Dataset items:
──────────

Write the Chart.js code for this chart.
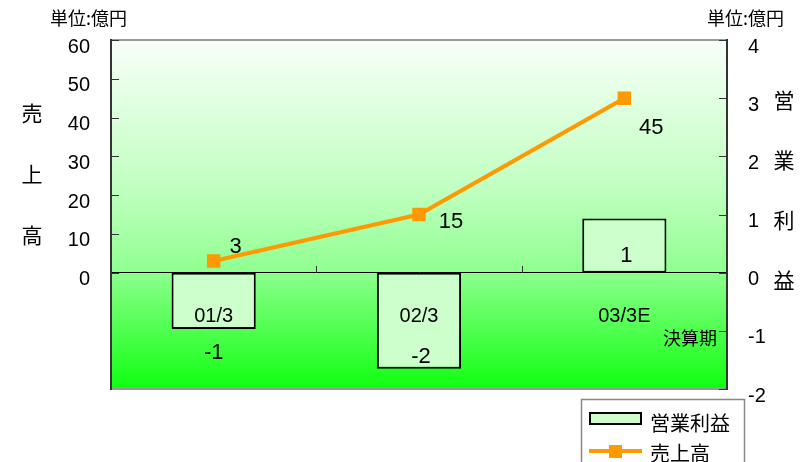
<!DOCTYPE html>
<html lang="ja">
<head>
<meta charset="utf-8">
<title>売上高・営業利益</title>
<script src="https://cdn.jsdelivr.net/npm/chart.js@4.4.1/dist/chart.umd.min.js"></script>
<style>
  html, body { margin: 0; padding: 0; background: #fff; }
  #wrap { position: relative; width: 812px; height: 462px; }
</style>
</head>
<body>
<div id="wrap"><canvas id="chart" width="812" height="462"></canvas></div>
<script>
  // --- data ---
  const periods = ['01/3', '02/3', '03/3E'];
  const sales = [3, 15, 45];                      // 売上高, left axis
  const operatingProfit = [-0.97, -1.65, 0.93];   // 営業利益, right axis
  const salesTicks = [0, 10, 20, 30, 40, 50, 60];
  const profitTicks = [-2, -1, 0, 1, 2, 3, 4];

  const NUM_FONT = '"Liberation Sans", Arial, "Noto Sans CJK JP", sans-serif';
  const JP_FONT = '"Noto Sans CJK JP", "Liberation Sans", sans-serif';
  const ORANGE = '#ff9900';
  const BAR_FILL = '#ccffcc';

  // label nudges, Excel style hand placement
  const salesLabelShift = [[22, -14], [32, 7], [27, 30]];
  const profitLabelShift = [[0, 24], [2, -12], [2, 37]];

  function inwardTicks(ctx, scale, side, values) {
    ctx.beginPath();
    values.forEach((v) => {
      const y = Math.round(scale.getPixelForValue(v)) + 0.5;
      const x = side === 'left' ? scale.right : scale.left;
      ctx.moveTo(x, y);
      ctx.lineTo(side === 'left' ? x + 8 : x - 8, y);
    });
    ctx.stroke();
  }

  const decor = {
    id: 'decor',
    beforeDraw(chart) {
      const { ctx, chartArea: a } = chart;
      ctx.save();
      ctx.fillStyle = '#fff';
      ctx.fillRect(0, 0, chart.width, chart.height);
      const g = ctx.createLinearGradient(0, a.top, 0, a.bottom);
      g.addColorStop(0, '#f8fff8');
      g.addColorStop(0.43, '#c0ffc0');
      g.addColorStop(0.66, '#90ff90');
      g.addColorStop(1, '#10ff10');
      ctx.fillStyle = g;
      ctx.fillRect(a.left, a.top, a.right - a.left, a.bottom - a.top);
      ctx.strokeStyle = '#999';
      ctx.lineWidth = 2;
      ctx.beginPath();
      ctx.moveTo(a.left, a.top);
      ctx.lineTo(a.right, a.top);
      ctx.moveTo(a.left, a.bottom);
      ctx.lineTo(a.right, a.bottom);
      ctx.stroke();
      ctx.restore();
    },
    beforeDatasetsDraw(chart) {
      const { ctx, scales } = chart;
      ctx.save();
      ctx.strokeStyle = '#333';
      ctx.lineWidth = 1;
      inwardTicks(ctx, scales.y, 'left', salesTicks);
      inwardTicks(ctx, scales.y1, 'right', profitTicks);
      // category separators on the zero line
      const zeroY = Math.round(scales.y.getPixelForValue(0));
      ctx.beginPath();
      for (let i = 1; i < periods.length; i++) {
        const x = Math.round((scales.x.getPixelForValue(i - 1) + scales.x.getPixelForValue(i)) / 2) + 0.5;
        ctx.moveTo(x, zeroY);
        ctx.lineTo(x, zeroY - 7);
      }
      ctx.stroke();
      ctx.restore();
    },
    afterDatasetsDraw(chart) {
      const { ctx } = chart;
      ctx.save();
      ctx.fillStyle = '#000';
      ctx.textAlign = 'center';
      ctx.textBaseline = 'middle';
      ctx.font = '22px ' + NUM_FONT;
      chart.getDatasetMeta(1).data.forEach((pt, i) => {
        const [dx, dy] = salesLabelShift[i];
        ctx.fillText(String(sales[i]), pt.x + dx, pt.y + dy);
      });
      chart.getDatasetMeta(0).data.forEach((bar, i) => {
        const [dx, dy] = profitLabelShift[i];
        ctx.fillText(String(Math.round(operatingProfit[i])), bar.x + dx, bar.y + dy);
      });
      ctx.restore();
    },
    afterDraw(chart) {
      const { ctx, chartArea: a } = chart;
      ctx.save();
      ctx.fillStyle = '#000';
      ctx.textBaseline = 'middle';

      ctx.font = '18px ' + JP_FONT;
      ctx.textAlign = 'left';
      ctx.fillText('単位:億円', 50, 18);
      ctx.fillText('単位:億円', 707, 18);

      ctx.font = '21px ' + JP_FONT;
      ctx.textAlign = 'center';
      ['売', '上', '高'].forEach((c, i) => ctx.fillText(c, 32, 113 + i * 61));
      ['営', '業', '利', '益'].forEach((c, i) => ctx.fillText(c, 784, 100 + i * 60));

      ctx.font = '18px ' + JP_FONT;
      ctx.textAlign = 'right';
      ctx.fillText('決算期', a.right - 10, 338);

      // legend
      ctx.strokeStyle = '#888';
      ctx.lineWidth = 1.5;
      ctx.strokeRect(581.5, 399.5, 163, 80);
      ctx.fillStyle = BAR_FILL;
      ctx.fillRect(589, 412, 53, 13);
      ctx.strokeStyle = '#000';
      ctx.lineWidth = 2;
      ctx.strokeRect(590, 413, 51, 11);
      ctx.strokeStyle = ORANGE;
      ctx.lineWidth = 4;
      ctx.beginPath();
      ctx.moveTo(589, 451);
      ctx.lineTo(642, 451);
      ctx.stroke();
      ctx.fillStyle = ORANGE;
      ctx.fillRect(609, 445, 13, 13);
      ctx.fillStyle = '#000';
      ctx.textAlign = 'left';
      ctx.font = '20px ' + JP_FONT;
      ctx.fillText('営業利益', 650, 423);
      ctx.fillText('売上高', 650, 453);
      ctx.restore();
    },
  };

  new Chart(document.getElementById('chart'), {
    data: {
      labels: periods,
      datasets: [
        {
          type: 'bar',
          label: '営業利益',
          data: operatingProfit,
          yAxisID: 'y1',
          backgroundColor: BAR_FILL,
          borderColor: '#000',
          borderWidth: 2,
          borderSkipped: false,
          barPercentage: 0.41,
          categoryPercentage: 1,
          order: 1,
        },
        {
          type: 'line',
          label: '売上高',
          data: sales,
          yAxisID: 'y',
          borderColor: ORANGE,
          backgroundColor: ORANGE,
          borderWidth: 4,
          pointStyle: 'rect',
          pointRadius: 9.5,
          pointBorderWidth: 0,
          tension: 0,
          order: 0,
        },
      ],
    },
    options: {
      responsive: false,
      animation: false,
      layout: { padding: { top: 40, bottom: 73, left: 0, right: 0 } },
      plugins: {
        legend: { display: false },
        tooltip: { enabled: false },
      },
      scales: {
        x: {
          type: 'category',
          offset: true,
          position: { y: 0 },
          grid: { display: false, drawTicks: false },
          border: { display: true, color: '#000', width: 1 },
          ticks: { z: 1, color: '#000', font: { family: NUM_FONT, size: 20 }, padding: 32, maxRotation: 0 },
        },
        y: {
          position: 'left',
          min: -30,
          max: 60,
          afterBuildTicks: (s) => { s.ticks = salesTicks.map((v) => ({ value: v })); },
          afterFit: (s) => { s.width = 111; },
          grid: { display: false, drawTicks: false },
          border: { display: true, color: '#333', width: 2 },
          ticks: { color: '#000', font: { family: NUM_FONT, size: 20 }, padding: 21, labelOffset: 7 },
        },
        y1: {
          position: 'right',
          min: -2,
          max: 4,
          afterBuildTicks: (s) => { s.ticks = profitTicks.map((v) => ({ value: v })); },
          afterFit: (s) => { s.width = 85; },
          grid: { display: false, drawTicks: false },
          border: { display: true, color: '#333', width: 2 },
          ticks: { color: '#000', font: { family: NUM_FONT, size: 20 }, padding: 21, labelOffset: 7 },
        },
      },
    },
    plugins: [decor],
  });
</script>
</body>
</html>
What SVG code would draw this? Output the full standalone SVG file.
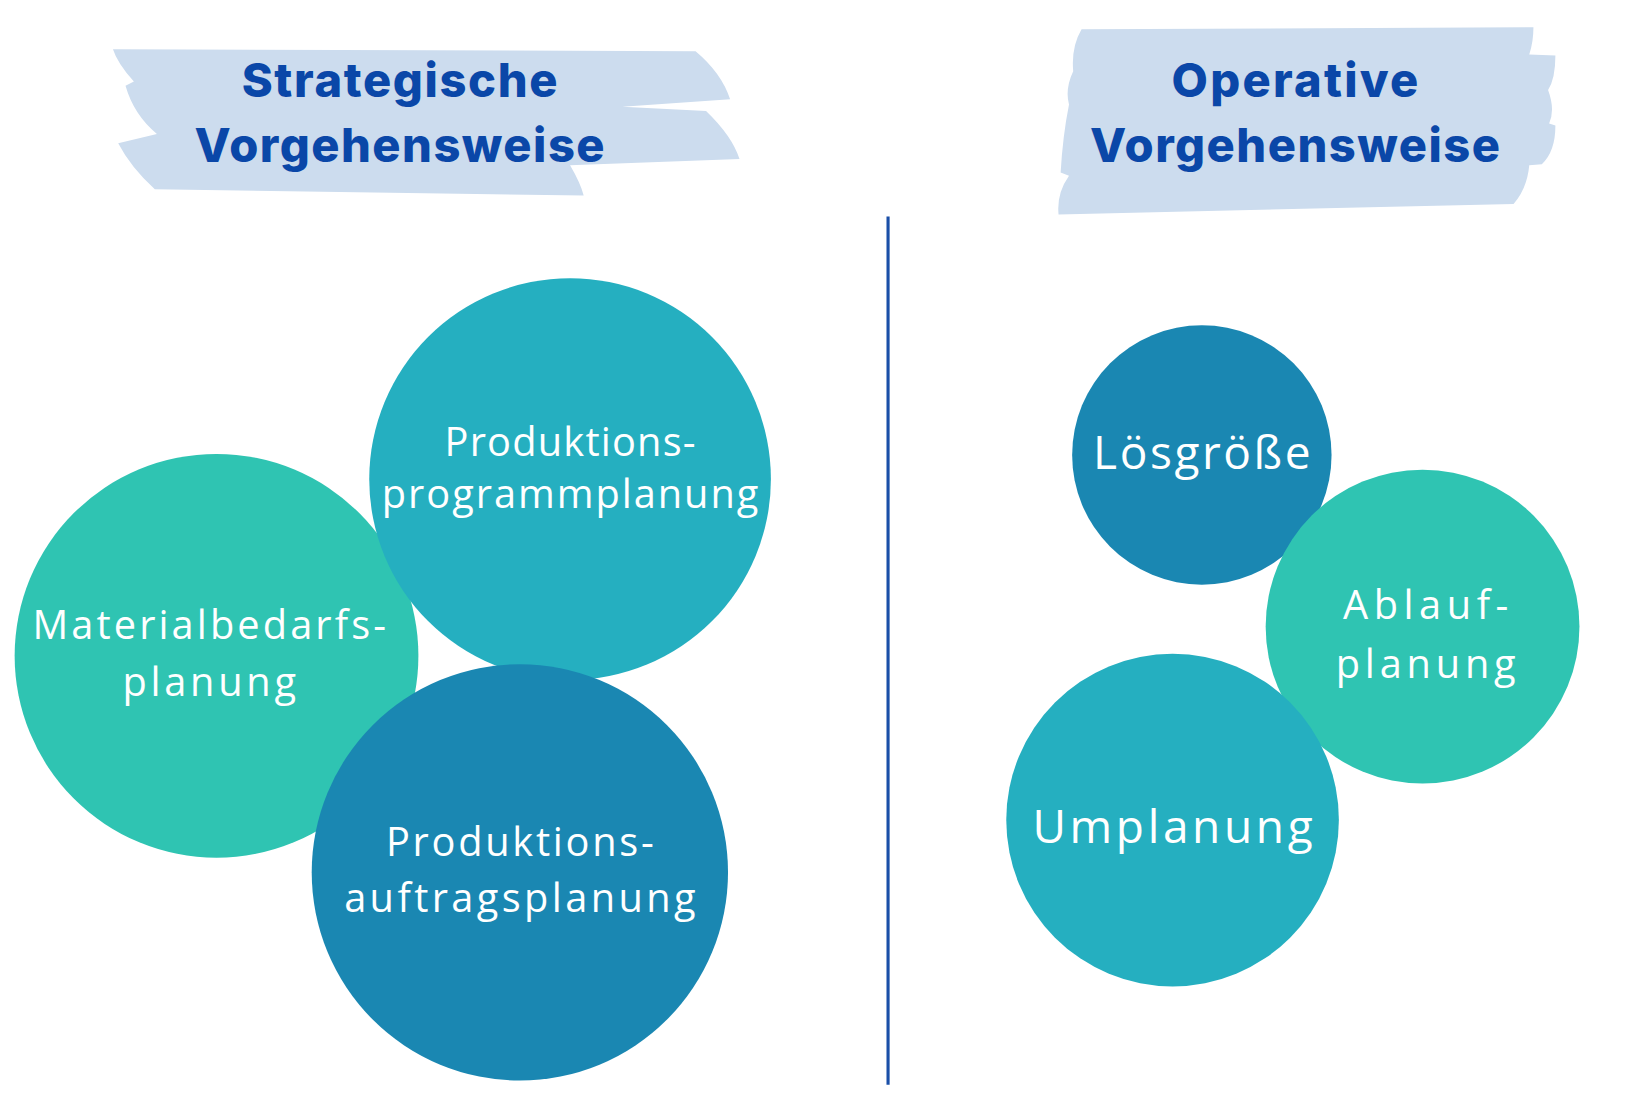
<svg xmlns="http://www.w3.org/2000/svg" width="1636" height="1119" viewBox="0 0 1636 1119">
<style>
.ban{fill:#ccdcee}
.t{font-family:Inter,"Open Sans",sans-serif;font-weight:800;font-size:45px;fill:#0a47a8;text-anchor:middle}
.c{font-family:"Open Sans",Lato,sans-serif;font-size:38px;fill:#fff;text-anchor:middle}
.c2{font-size:44px}
.g{fill:#2fc4b2}.b{fill:#25afc0}.d{fill:#1a87b2}
</style>
<rect width="1636" height="1119" fill="#fff"/>
<g transform="scale(1.046)">
<g id="title-left">
<path class="ban" d="M108 47 L665 49 Q690 70 698 95 L595 102 L675 106 Q700 130 707 152 L545 158 Q555 175 558 187 L148 181 Q125 160 113 137 L150 128 Q128 110 120 82 L128 78 Q112 60 108 47 Z"/>
<text class="t" x="382" y="93" textLength="302" lengthAdjust="spacing">Strategische</text>
<text class="t" x="382" y="155" textLength="392" lengthAdjust="spacing">Vorgehensweise</text>
</g>
<g id="title-right">
<path class="ban" d="M1034 28 L1466 26 Q1466 40 1462 52 L1487 53 Q1487 75 1480 86 Q1487 105 1481 118 L1487 120 Q1487 145 1474 157 L1462 158 Q1460 180 1447 195 L1012 205 Q1010 185 1022 168 L1014 165 Q1016 130 1022 100 Q1018 85 1026 68 Q1024 45 1034 28 Z"/>
<text class="t" x="1238" y="93" textLength="236" lengthAdjust="spacing">Operative</text>
<text class="t" x="1238" y="155" textLength="392" lengthAdjust="spacing">Vorgehensweise</text>
</g>
<g id="divider"><line x1="849" y1="207" x2="849" y2="1037" stroke="#1a4fa8" stroke-width="3"/></g>
<g id="n-material"><circle class="g" cx="207" cy="627" r="193"/><text class="c" x="200" y="611" textLength="338" lengthAdjust="spacing">Materialbedarfs-</text><text class="c" x="200" y="665" textLength="166" lengthAdjust="spacing">planung</text></g>
<g id="n-programm"><circle class="b" cx="545" cy="458" r="192"/><text class="c" x="545" y="436" textLength="240" lengthAdjust="spacing">Produktions-</text><text class="c" x="545" y="486" textLength="360" lengthAdjust="spacing">programmplanung</text></g>
<g id="n-auftrag"><circle class="d" cx="497" cy="834" r="199"/><text class="c" x="497" y="818" textLength="256" lengthAdjust="spacing">Produktions-</text><text class="c" x="497" y="872" textLength="336" lengthAdjust="spacing">auftragsplanung</text></g>
<g id="n-losgroesse"><circle class="d" cx="1149" cy="435" r="124"/><text class="c c2" x="1149" y="448" textLength="208" lengthAdjust="spacing">Lösgröße</text></g>
<g id="n-ablauf"><circle class="g" cx="1360" cy="599" r="150"/><text class="c" x="1363" y="592" textLength="158" lengthAdjust="spacing">Ablauf-</text><text class="c" x="1363" y="648" textLength="172" lengthAdjust="spacing">planung</text></g>
<g id="n-umplanung"><circle class="b" cx="1121" cy="784" r="159"/><text class="c c2" x="1121" y="806" textLength="268" lengthAdjust="spacing">Umplanung</text></g>
<g id="connectors"/>
</g>
</svg>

──────────

[TASK INSTRUCTIONS]:
From the entries above, pull out each line that includes "this".

[TASK RESULT]:
Write the Chart.js code for this chart.
What SVG code would draw this? Output the full standalone SVG file.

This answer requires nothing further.